One of the saltiest stretches of the global ocean is undergoing a striking transformation. The Southern Indian Ocean off the southwest coast of Australia has become significantly fresher over the past six decades, a change researchers link directly to global warming.
According to a study published on February 3 in Nature Climate Change, the expanse of highly saline water in the region has shrunk by nearly 30 per cent since the 1960s. The research, led by scientists at University of Colorado Boulder, describes the shift as the most rapid increase in freshwater observed anywhere in the Southern Hemisphere.
The scale of the change is dramatic. Researchers estimate the freshening is equivalent to adding about 60 per cent of Lake Tahoe’s volume in freshwater to the region every year enough, they say, to supply the entire United States population with drinking water for centuries.
The waters off southwest Australia form part of what scientists call the Indo-Pacific freshwater pool, a vast region stretching from the eastern Indian Ocean into the western Pacific. This system plays a pivotal role in global ocean circulation through the thermohaline circulation—often described as a planetary “conveyor belt” that redistributes heat, salt and freshwater around the globe.
Traditionally, the ocean in this part of the Southern Indian Ocean has been highly saline because evaporation far exceeds rainfall. But the new study finds that the freshening is not due to local precipitation changes. Instead, global warming is altering surface wind patterns over the Indian and tropical Pacific Oceans. These wind shifts are redirecting currents, transporting more freshwater from the Indo-Pacific pool into the Southern Indian Ocean.

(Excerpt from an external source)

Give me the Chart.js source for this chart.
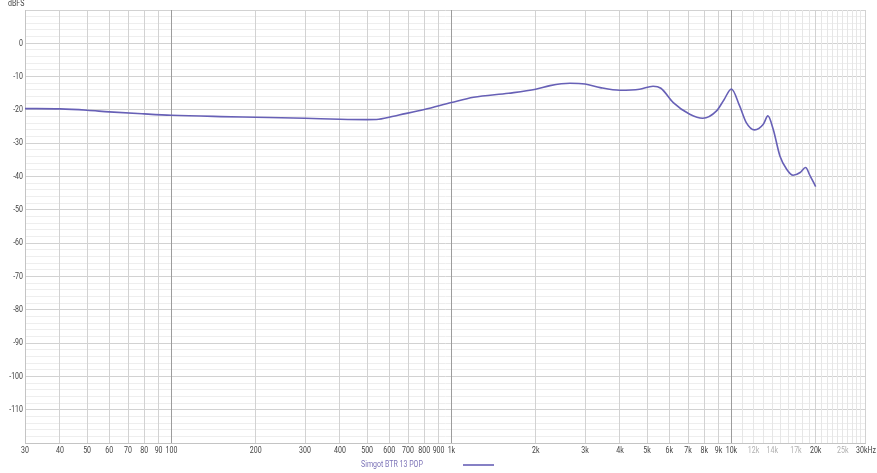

The consequences could be far-reaching. As seawater becomes less salty, it also becomes less dense. Fresher water tends to sit atop saltier, denser water, intensifying stratification and reducing vertical mixing. This mixing is critical for transporting nutrients from deeper layers to the sunlit surface, where plankton and seagrass form the base of the marine food web.
Reduced mixing could therefore limit nutrient supply to surface waters, threatening marine biodiversity. At the same time, weaker vertical exchange may trap heat near the surface, compounding thermal stress on already vulnerable ecosystems.
Beyond regional impacts, scientists warn that continued freshening could influence broader ocean circulation patterns, potentially carrying altered water masses toward the Atlantic and affecting climate systems far beyond Australia’s shores.
The findings add to mounting evidence that climate change is not only warming the oceans, but fundamentally reshaping their physical structure with consequences that ripple through ecosystems and across continents.